150-317-1200 Cost Input or Labor Cost Subtraction
Clarifies that cost inputs (cost of goods sold) or labor costs must first be identified in total irrespective of the place the input or cost is incurred. It is then subjected to apportionment using its commercial activity ratio (commercial activity sourced to Oregon divided by total commercial activity). If the special 15% exclusion for subcontractor labor is used (residential construction), total cost inputs must be reduced by this amount before applying the 35% limitation factor. The draft regulation mainly defines how the formula works and does not address definitions pertaining to cost inputs and labor. Left unaddressed are questions about how production agriculture and other businesses who typically do not report cost of goods sold are to group costs for this purpose.
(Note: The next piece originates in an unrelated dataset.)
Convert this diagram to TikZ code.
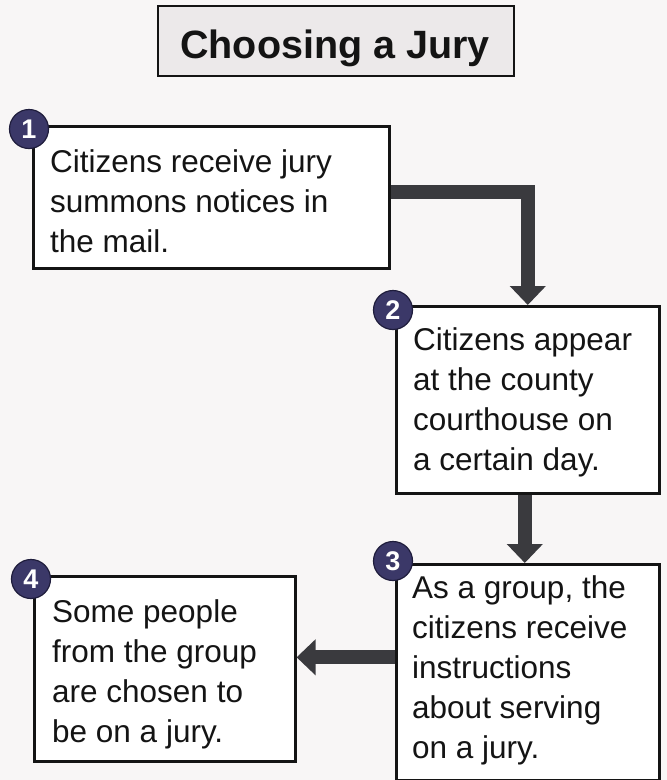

150-317-1300 Estimated Tax
Quarterly estimates are required if annual CAT is expected to be over $5,000.
150-317-1310 Underpayment of Estimated Tax Penalties
Underpayment penalties will be assessed if less than 80% of amounts required to be deposited are not made timely. The regulations follow similar rules for payment of estimated income taxes.
150-317-1320 Estimated Tax for Unitary Groups and Apportioned Returns
Allows a business to use either current or prior year apportionment factors for purposes of making estimated tax payments to avoid the underpayment penalty. It also indicates that there is joint and several liability for the tax on members of a unitary group.
150-317-1330 Extension of Time to File
Extensions will require “good cause.” It appears extensions of up to six months will be available for circumstances such as death, serious illness, natural disaster, and other unavoidable or unforeseen circumstances. The draft regulation seems more restrictive than extensions for income tax returns.